A typical CPU these days might have 4 or 8 “cores”, which you can think of as processors-within-a-processor, each capable of running a completely different program at the same time.
CPUs are packaged in a multicore format rather than as 4 or 8 separate chips to improve speed, size, performance and power consumption. Electrical signals arrive more quickly, take less power and generate less heat when they move around inside a single chip.
In contrast, a high-end GPU might have 2000 to 5000 cores, but they aren’t each able to run completely different instructions at the same time.
GPUs typically follow a computing model abbreviated SIMD, which is short for single instruction, multiple data.
That makes sense for image processing, where you very often want to perform the same mathematical transformation on a whole buffer full of pixels at the same time
For example, instead of writing explicit loops to modify a 64×64 pixel graphics sprite, as in this pseudocode…
for x = 1 to 64 do for y = 1 to 64 do s = pixelbuff[x][y] d = adjust_luminance(s,0.8) // process pixels 1-at-a-time pixelbuff[x][y] = d end end
…you can do the whole thing in one go, more like this…
adjust_luminance(pixelbuff,0.8) // do the same thing to every pixel
…and let the GPU take care of adjusting as many pixels as it can at tha same time, given that it’s optimised to perform the same calculation on thousands of memory locations in parallel.
But this sort of parallel processing power isn’t useful only for graphics and high-frame-rate gaming.
Many algorithms, from fields as diverse as machine learning, financial modelling, molecular simulation and cryptocurrency mining, can take advantage of the special-purpose computing power of GPUs.
As a result, even servers that will never in their working lives have screens plugged in or run graphics software may be fitted out with a whole row of GPU cards.
For example, a $20,000 password cracker fitted out with 25 GPUs across five server cases could try out nearly half a trillion Windows password hashes (4 x 1011 MD4s) a second – and that was more than seven years ago:
In other words, these patches aren’t just for hard-core gamers but will be needed by many administrators of high-performance computational servers too.
In fact, servers fitted with GPUs probably need two sets of patches, covering both the NVIDIA GPU drivers that control the actual hardware in the physical system, and the NVIDIA vGPU software (“v” stands for “virtual”), which shares out physical GPUs between guest operating systems running under virtualisation software from vendors including Citrix, Red Hat and VMWare.

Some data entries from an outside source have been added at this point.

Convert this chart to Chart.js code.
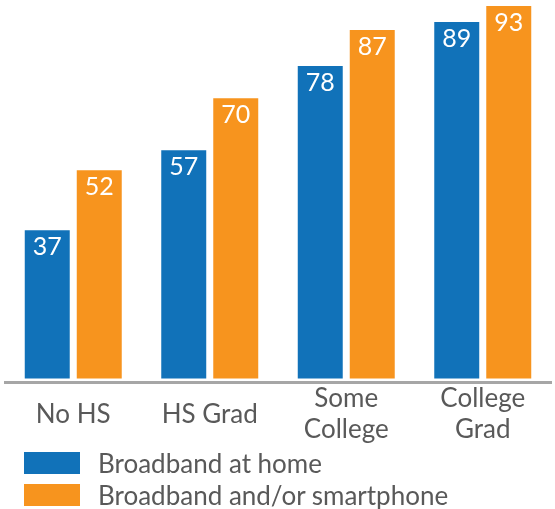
<!DOCTYPE html>
<html>
<head>
<meta charset="utf-8">
<script src="https://cdn.jsdelivr.net/npm/chart.js@4/dist/chart.umd.min.js"></script>
<style>
  html, body { margin: 0; padding: 0; background: #fff; }
  body { width: 555px; height: 509px; position: relative; overflow: hidden; font-family: Lato, sans-serif; }
  #wrap { position: absolute; left: 0; top: 0; width: 555px; height: 480px; }
  .legend { position: absolute; left: 24px; color: #595959; font-size: 26px; }
  .legend div { height: 32px; display: flex; align-items: center; }
  .legend span.sw { display: inline-block; width: 56px; height: 22px; margin-right: 18px; }
</style>
</head>
<body>
<div id="wrap"><canvas id="chart"></canvas></div>
<div class="legend" style="top:447px">
  <div><span class="sw" style="background:#1172b9"></span>Broadband at home</div>
  <div><span class="sw" style="background:#f7941e"></span>Broadband and/or smartphone</div>
</div>
<script>
// --- Dane ---
const categories = [['No HS'], ['HS Grad'], ['Some', 'College'], ['College', 'Grad']];
const broadbandHome = [37, 57, 78, 89];
const broadbandOrPhone = [52, 70, 87, 93];
const seriesNames = ['Broadband at home', 'Broadband and/or smartphone'];

const blue = '#1172b9', orange = '#f7941e', gray = '#595959';

// --- Etykiety wartości w słupkach ---
const valueLabels = {
  id: 'valueLabels',
  afterDatasetsDraw(chart){
    const ctx = chart.ctx;
    ctx.save();
    ctx.fillStyle = '#fff';
    ctx.font = '25px Lato';
    ctx.textAlign = 'center';
    ctx.textBaseline = 'alphabetic';
    chart.data.datasets.forEach((ds, i) => {
      chart.getDatasetMeta(i).data.forEach((bar, j) => {
        ctx.fillText(ds.data[j], bar.x, bar.y + 25);
      });
    });
    ctx.restore();
  }
};

new Chart(document.getElementById('chart'), {
  type: 'bar',
  data: {
    labels: categories,
    datasets: [
      { label: seriesNames[0], data: broadbandHome, backgroundColor: blue },
      { label: seriesNames[1], data: broadbandOrPhone, backgroundColor: orange }
    ]
  },
  options: {
    responsive: true,
    maintainAspectRatio: false,
    animation: false,
    categoryPercentage: 0.762,
    barPercentage: 0.865,
    layout: { padding: { left: 5, right: 4, top: 0, bottom: 3 } },
    plugins: { legend: { display: false }, tooltip: { enabled: false } },
    scales: {
      x: {
        grid: { display: false, drawTicks: false, tickLength: 0 },
        border: { display: true, color: '#a6a6a6', width: 3 },
        ticks: { color: gray, font: { family: 'Lato', size: 26 }, padding: 16, crossAlign: 'center', maxRotation: 0, autoSkip: false }
      },
      y: { display: false, min: -1, max: 94.5 }
    }
  },
  plugins: [valueLabels]
});
</script>
</body>
</html>
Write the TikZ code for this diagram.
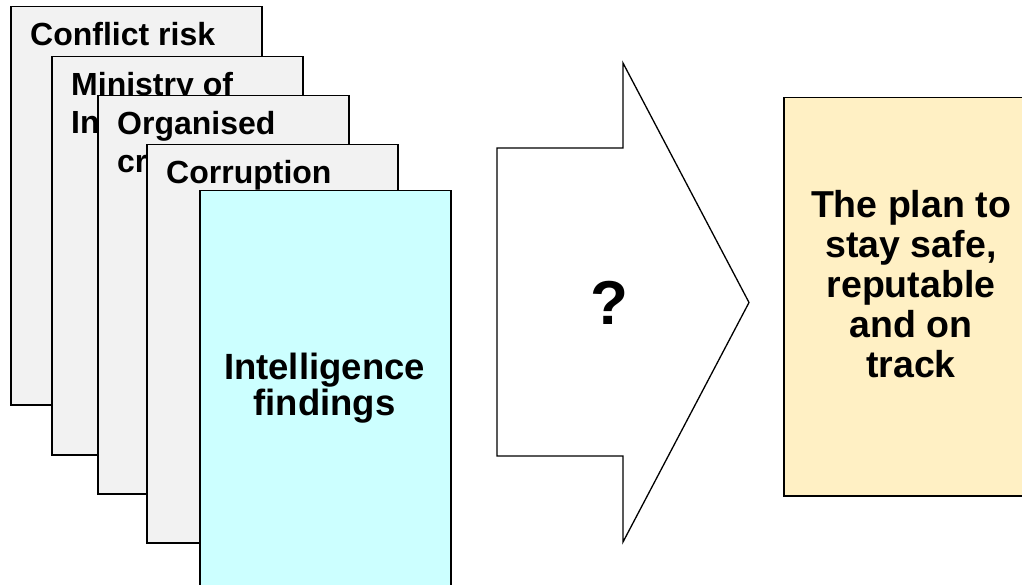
\documentclass[tikz,border=0pt]{standalone}
\usepackage{fontspec}
\setmainfont{Liberation Sans}
\definecolor{cardgray}{HTML}{F2F2F2}
\definecolor{intcyan}{HTML}{CCFFFF}
\definecolor{planyellow}{HTML}{FFF0C4}
\begin{document}
\begin{tikzpicture}[x=1pt,y=-1pt,
  card/.style={draw=black, line width=1.5pt, fill=cardgray, inner sep=0pt,
    minimum width=251pt, minimum height=398pt, anchor=north west},
  cardtext/.style={font=\fontsize{32}{38}\selectfont\bfseries, inner sep=0pt, anchor=base west},
  bigtext/.style={inner sep=0pt, align=center, anchor=north},
  arrowshape/.style={draw=black, line width=1.3pt, fill=white, line join=miter}]
\useasboundingbox (0,0) rectangle (1022,585);

\node[card] (c1) at (10,6) {};
\node[cardtext] (t1) at (30,46) {Conflict risk};

\node[card] (c2) at (51,56) {};
\node[cardtext] (t2a) at (71,96) {Ministry of};
\node[cardtext] (t2b) at (71,134) {In};

\node[card] (c3) at (97,95) {};
\node[cardtext] (t3a) at (117,135) {Organised};
\node[cardtext] (t3b) at (117,173) {cr};

\node[card] (c4) at (146,144) {};
\node[cardtext] (t4) at (166,184) {Corruption};

\node[card, fill=intcyan] (c5) at (199,190) {};
\node[bigtext, font=\fontsize{36.5}{36}\selectfont\bfseries] (t5) at (324.5,352.5) {Intelligence\\findings};

\draw[arrowshape] (497,148) -- (623,148) -- (623,63) -- (749,302.5) -- (623,542) -- (623,456) -- (497,456) -- cycle;
\node[inner sep=0pt, font=\fontsize{62}{62}\selectfont\bfseries] (q) at (609,302.5) {?};

\node[card, fill=planyellow, minimum width=260pt] (plan) at (783,97) {};
\node[bigtext, font=\fontsize{37.5}{40}\selectfont\bfseries] (pt) at (911,190) {The plan to\\stay safe,\\reputable\\and on\\track};
\end{tikzpicture}
\end{document}
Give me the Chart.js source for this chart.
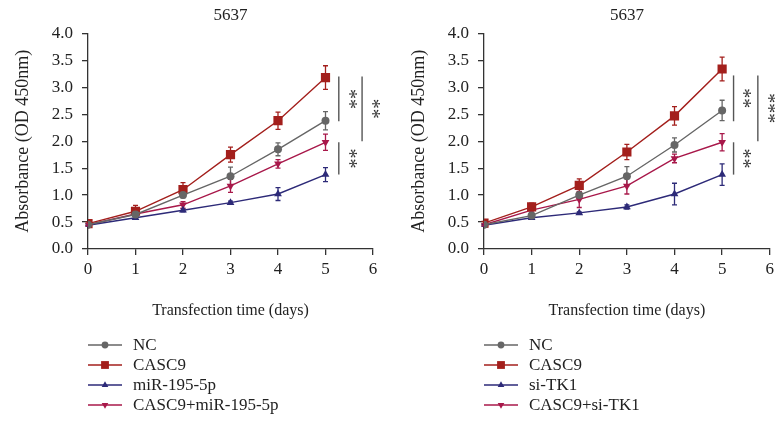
<!DOCTYPE html>
<html>
<head>
<meta charset="utf-8">
<script src="https://cdn.jsdelivr.net/npm/chart.js@4.4.1/dist/chart.umd.min.js"></script>
<style>
  body { margin: 0; background: #fff; }
  #wrap { position: relative; width: 775px; height: 421px; overflow: hidden; }
  canvas { position: absolute; top: 0; }
</style>
</head>
<body>
<div id="wrap">
  <canvas id="left" width="388" height="421" style="left:0"></canvas>
  <canvas id="right" width="390" height="421" style="left:388px"></canvas>
</div>
<script>
// transfection days
const days = [0, 1, 2, 3, 4, 5];
const yTickLabels = ['0.0', '0.5', '1.0', '1.5', '2.0', '2.5', '3.0', '3.5', '4.0'];

// left panel (miR-195-5p)
const leftNames = ['NC', 'CASC9', 'miR-195-5p', 'CASC9+miR-195-5p'];
const leftNC = [0.45, 0.64, 1.00, 1.35, 1.85, 2.38];
const leftNCErr = [0.02, 0.04, 0.05, 0.17, 0.12, 0.17];
const leftCASC9 = [0.47, 0.70, 1.10, 1.75, 2.38, 3.18];
const leftCASC9Err = [0.03, 0.11, 0.13, 0.14, 0.16, 0.22];
const leftMiR = [0.44, 0.58, 0.72, 0.86, 1.02, 1.38];
const leftMiRErr = [0.02, 0.03, 0.03, 0.03, 0.12, 0.13];
const leftCombo = [0.45, 0.65, 0.82, 1.17, 1.58, 1.98];
const leftComboErr = [0.02, 0.05, 0.06, 0.12, 0.08, 0.15];
const leftSig = [
  { x: 5.28, from: 3.20, to: 2.37, label: '**' },
  { x: 5.77, from: 3.20, to: 2.00, label: '**' },
  { x: 5.28, from: 1.98, to: 1.38, label: '**' }
];

// right panel (si-TK1)
const rightNames = ['NC', 'CASC9', 'si-TK1', 'CASC9+si-TK1'];
const rightNC = [0.45, 0.62, 1.00, 1.35, 1.93, 2.57];
const rightNCErr = [0.02, 0.04, 0.05, 0.18, 0.13, 0.19];
const rightCASC9 = [0.48, 0.78, 1.18, 1.80, 2.47, 3.34];
const rightCASC9Err = [0.03, 0.07, 0.12, 0.14, 0.17, 0.22];
const rightSiTK1 = [0.44, 0.58, 0.67, 0.78, 1.02, 1.38];
const rightSiTK1Err = [0.02, 0.03, 0.02, 0.04, 0.20, 0.20];
const rightCombo = [0.45, 0.72, 0.92, 1.17, 1.68, 1.98];
const rightComboErr = [0.02, 0.05, 0.15, 0.15, 0.08, 0.16];
const rightSig = [
  { x: 5.24, from: 3.22, to: 2.37, label: '**' },
  { x: 5.75, from: 3.22, to: 2.00, label: '***' },
  { x: 5.24, from: 1.98, to: 1.38, label: '**' }
];

const FONT = "'Liberation Serif', 'Times New Roman', serif";
Chart.defaults.font.family = FONT;
Chart.defaults.color = '#222';

const styles = [
  { color: '#666666', pointStyle: 'circle', radius: 4, rotation: 0 },
  { color: '#a31f1c', pointStyle: 'rect', radius: 6.5, rotation: 0 },
  { color: '#2d2a78', pointStyle: 'triangle', radius: 4.5, rotation: 0 },
  { color: '#a8184a', pointStyle: 'triangle', radius: 4.5, rotation: 180 }
];

function makeDataset(name, values, errs, i) {
  const s = styles[i];
  return {
    label: name,
    data: days.map((d, k) => ({ x: d, y: values[k] })),
    errors: errs,
    borderColor: s.color,
    backgroundColor: s.color,
    borderWidth: 1.4,
    pointStyle: s.pointStyle,
    pointRadius: s.radius,
    pointRotation: s.rotation,
    pointBorderWidth: 0,
    tension: 0
  };
}

// error bars, drawn under the markers
const errorBars = {
  id: 'errorBars',
  beforeDatasetsDraw(chart) {
    const ctx = chart.ctx;
    const xs = chart.scales.x, ys = chart.scales.y;
    ctx.save();
    chart.data.datasets.forEach(ds => {
      ctx.strokeStyle = ds.borderColor;
      ctx.lineWidth = 1.3;
      ds.data.forEach((p, k) => {
        const e = ds.errors[k];
        const px = xs.getPixelForValue(p.x);
        const top = ys.getPixelForValue(p.y + e);
        const bot = ys.getPixelForValue(p.y - e);
        ctx.beginPath();
        ctx.moveTo(px, top); ctx.lineTo(px, bot);
        ctx.moveTo(px - 2.5, top); ctx.lineTo(px + 2.5, top);
        ctx.moveTo(px - 2.5, bot); ctx.lineTo(px + 2.5, bot);
        ctx.stroke();
      });
    });
    ctx.restore();
  }
};

// significance brackets and the legend list below the axes
const extras = {
  id: 'extras',
  afterDraw(chart, args, opts) {
    const ctx = chart.ctx;
    const xs = chart.scales.x, ys = chart.scales.y;
    ctx.save();
    opts.sig.forEach(s => {
      const px = xs.getPixelForValue(s.x);
      ctx.strokeStyle = '#555';
      ctx.lineWidth = 1.4;
      ctx.beginPath();
      ctx.moveTo(px, ys.getPixelForValue(s.from));
      ctx.lineTo(px, ys.getPixelForValue(s.to));
      ctx.stroke();
      const mid = (ys.getPixelForValue(s.from) + ys.getPixelForValue(s.to)) / 2;
      ctx.save();
      ctx.translate(px + 12, mid);
      ctx.rotate(Math.PI / 2);
      ctx.fillStyle = '#333';
      ctx.font = '20px ' + FONT;
      ctx.textAlign = 'center';
      ctx.textBaseline = 'middle';
      ctx.fillText(s.label, 0, 3);
      ctx.restore();
    });

    const x0 = chart.chartArea.left;
    chart.data.datasets.forEach((ds, i) => {
      const y = 345 + i * 20;
      ctx.strokeStyle = ds.borderColor;
      ctx.lineWidth = 1.4;
      ctx.beginPath();
      ctx.moveTo(x0, y); ctx.lineTo(x0 + 34, y);
      ctx.stroke();
      ctx.fillStyle = ds.backgroundColor;
      Chart.helpers.drawPoint(ctx, {
        pointStyle: ds.pointStyle,
        radius: ds.pointRadius * 0.85,
        rotation: ds.pointRotation,
        borderWidth: 0
      }, x0 + 17, y);
      ctx.fillStyle = '#222';
      ctx.font = '17px ' + FONT;
      ctx.textAlign = 'left';
      ctx.textBaseline = 'middle';
      ctx.fillText(ds.label, x0 + 45, y + 1);
    });
    ctx.restore();
  }
};

function makeChart(id, names, series, errs, sig, yWidth, yTitlePad, rightPad) {
  new Chart(document.getElementById(id), {
    type: 'line',
    data: {
      datasets: names.map((n, i) => makeDataset(n, series[i], errs[i], i))
    },
    options: {
      responsive: false,
      animation: false,
      devicePixelRatio: 1,
      layout: { padding: { top: 0, left: 0, right: rightPad, bottom: 101 } },
      plugins: {
        legend: { display: false },
        tooltip: { enabled: false },
        title: {
          display: true,
          fullSize: false,
          text: '5637',
          color: '#222',
          font: { size: 17, weight: 'normal' },
          padding: { top: 5, bottom: 8 }
        },
        extras: { sig: sig }
      },
      scales: {
        x: {
          type: 'linear',
          min: 0, max: 6,
          afterFit(scale) { scale.height = 71; },
          ticks: { stepSize: 1, font: { size: 17 }, color: '#222', padding: 4 },
          grid: { drawOnChartArea: false, drawTicks: true, tickLength: 6, color: '#333', lineWidth: 1.3 },
          border: { color: '#333', width: 1.3 },
          title: {
            display: true,
            text: 'Transfection time (days)',
            color: '#222',
            font: { size: 16 },
            padding: { top: 0, bottom: 0 }
          }
        },
        y: {
          min: 0, max: 4,
          afterFit(scale) { scale.width = yWidth; },
          ticks: {
            stepSize: 0.5,
            font: { size: 17 },
            color: '#222',
            padding: 9,
            callback: (v, i) => yTickLabels[i]
          },
          grid: { drawOnChartArea: false, drawTicks: true, tickLength: 6, color: '#333', lineWidth: 1.3 },
          border: { color: '#333', width: 1.3 },
          title: {
            display: true,
            text: 'Absorbance (OD 450nm)',
            color: '#222',
            font: { size: 18 },
            padding: { top: yTitlePad, bottom: 0 }
          }
        }
      }
    },
    plugins: [errorBars, extras]
  });
}

makeChart('left', leftNames,
  [leftNC, leftCASC9, leftMiR, leftCombo],
  [leftNCErr, leftCASC9Err, leftMiRErr, leftComboErr],
  leftSig, 88, 12, 15);

makeChart('right', rightNames,
  [rightNC, rightCASC9, rightSiTK1, rightCombo],
  [rightNCErr, rightCASC9Err, rightSiTK1Err, rightComboErr],
  rightSig, 96, 20, 0);
</script>
</body>
</html>
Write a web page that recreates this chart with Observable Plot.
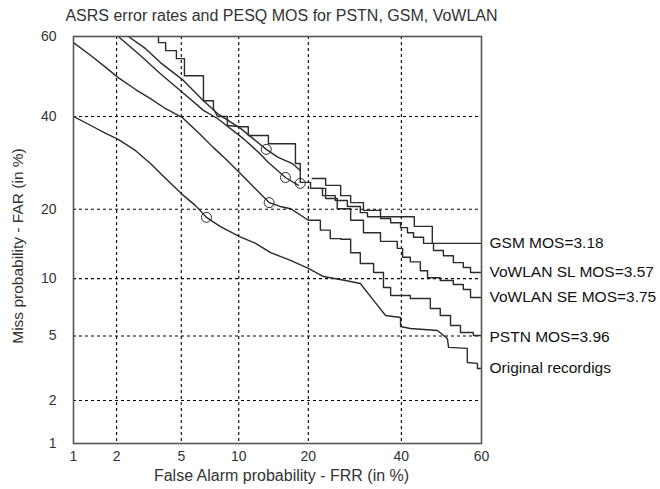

Virtualisation splits up a physical host computer into a number of pseudo-computers known as guest virtual machines (VMs) that each run independently, as though they had dedicated hardware of their own.
NVIDIA’s virtual GPU drivers help to share out the physical GPUs in the host computer between VMs that need them, allowing GPU-intense tasks such as machine learning and molecular modelling to be split up between virtual machines, just like conventional programs such as web servers.
What to do?
Patches have been announced for NVIDIA Geoforce, Quadra, NVS and Tesla GPUs on both Windows and Linux.
Most of the updates are available right now, except for the Tesla R450 drivers, which are delayed until next week (2020-06-29).
There are also updates for NVIDIA Virtual GPU guest drivers for Windows and Linux, as well as for the NVIDIA Virtual GPU Management software.
Once again, most of the vGPU updates are available now except for users with the very latest release (version 10), who will need to set a calendar entry for two weeks’ time (2020-07-06).
If you’re not sure what software version you have, or even if you computer has NVIDIA hardware at all, NVIDIA has a support article that tells you how to find out.